Em segundo lugar, ao determinar como seu objetivo principal a criação de uma “sociedade de decrescimento”, ela praticamente deixa em aberto a abordagem política por meio da qual será implementada. Se o único objetivo é diminuir a abrangência econômica da humanidade sobre o meio ambiente, todas as estratégias políticas podem ser usadas. Isso por si só é muito problemático. A sustentabilidade ambiental poderia ser reforçada, por exemplo, por um regime totalitário (como o eco-fascismo) em detrimento dos direitos democráticos e humanos. Isso pode significar que a atual crise ecológica pode ser evitada para apenas lançar a humanidade em outra crise política, social e cultural, provocada pelo caráter distópico do totalitarismo. Assim, diminuir o impacto destrutivo de uma esfera humana apenas por meios econômicos não será suficiente. Há necessidade de uma diminuição geral, tendo a autoridade como principal alvo para essa diminuição, descentralizando-a até as bases, onde as próprias pessoas repensarão sua relação com a natureza e consigo mesmas.

Conclusão

A democracia, como parte indissociável do projeto de Autonomia, é a dupla autolimitação dos regulamentos e leis intrassociais, necessária para manter a integridade de nossas sociedades por um lado; e os limites que colocamos diante de nossas atividades em relação à natureza, de outro. Mas, para ser eficaz, a democracia deve ser desligada da significação imaginária de domínio racional universal, que há muitos anos contamina o pensamento revolucionário. Podemos ver claramente o crescimento econômico contemporâneo sendo forçado com o custo da maioria dos direitos democráticos básicos. Assim, a democracia também, em sua forma direta e mais autêntica, não pode ser alcançada por meio do progresso tecnológico ou da abundância de recursos, mas pela autolimitação deliberativa da própria sociedade.

Em um mundo de crescimento econômico ilimitado e fome de poder, aqueles que sentem a proibições mais duras são as pessoas e comunidades que se esforçam para limitar a autoridade daqueles que exploram a humanidade e a natureza para seu lucro exclusivo. Isso não deveria nos surpreender, já que, como sugere Hannah Arendt, a noção de tudo é possível é uma ideia que pode ser encontrada em regimes totalitários como o nazismo. Mas ao contrário das numerosas tendências ‘autônomas’ e anarquistas que buscam independência individual ilimitada em um mundo sem instituições, a auto-instituição democrática proposta pelo projeto de Autonomia em Castoriadis pode dar origem a uma liberdade política real para os cidadãos criativos de uma sociedade vital. Isso requer, no entanto, que movimentos sociais e indivíduos politizados abandonem a conveniência de grupos ativistas fortemente ideologizados com caráter sectário e mergulhem, em vez disso, nos assuntos públicos de suas cidades e sociedades, se auto-organizando ao lado de seus concidadãos na tentativa de se auto-instituir o espaço público do amanhã.
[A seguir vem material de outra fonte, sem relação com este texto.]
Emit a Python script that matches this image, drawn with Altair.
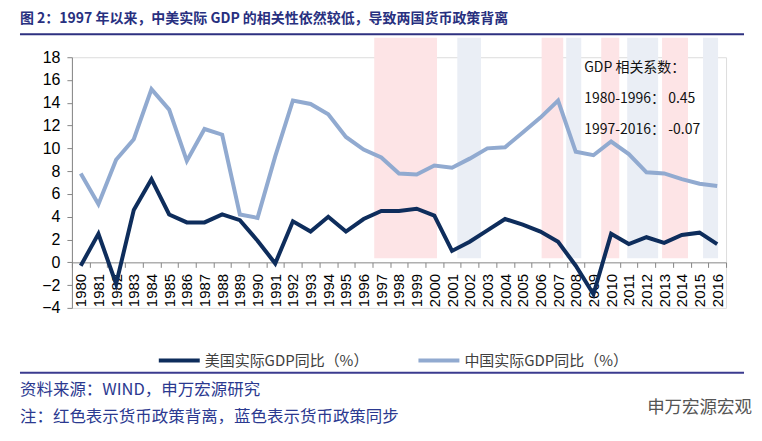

Essa pode ser nossa única esperança de preservar as frágeis condições planetárias que nos permitem existir, as mesmas condições que o sistema atual está em vias de destruir.

Notas:

[1] A Húbris é um conceito grego que pode ser traduzido como “tudo que passa da medida; descomedimento” e que atualmente alude a uma confiança excessiva, um orgulho exagerado, presunção, arrogância ou insolência (originalmente contra os deuses), que com frequência termina sendo punida. Resolvi deixar o termo original, pois acredito ser mais coerente com o propósito do texto. Poderia ser possível traduzir o termo como “arrogância”.

[2] Aqui Tarinsky faz referência ao “anarquismo lifestyle” ou “anarquismo como estilo de vida”. Termo cunhado por Murray Bookchin, em sua crítica a tendências subjetivistas e segundo ele, românticas e irracionalistas do anarquismo, sendo uma dessas o “anarco-primitivismo”. Pra entender a crítica de Bookchin, recomendo a leitura direta do texto, disponível em:

https://bibliotecaanarquista.org/library/murray-bookchin-anarquismo-social-ou-anarquismo-de-estilo-de-vida-um-abismo-intransponivel

[3Importante salientar que nem Yagor Tarinsky, tão pouco Castoriadis tentam “transportar” a democracia da polis grega como modelo universal, nem isento de contradições. Mas sim observar as qualidades desse modelo, apesar de suas limitações de tempo e lugar.

[4] Em referência a URSS e países correlatos.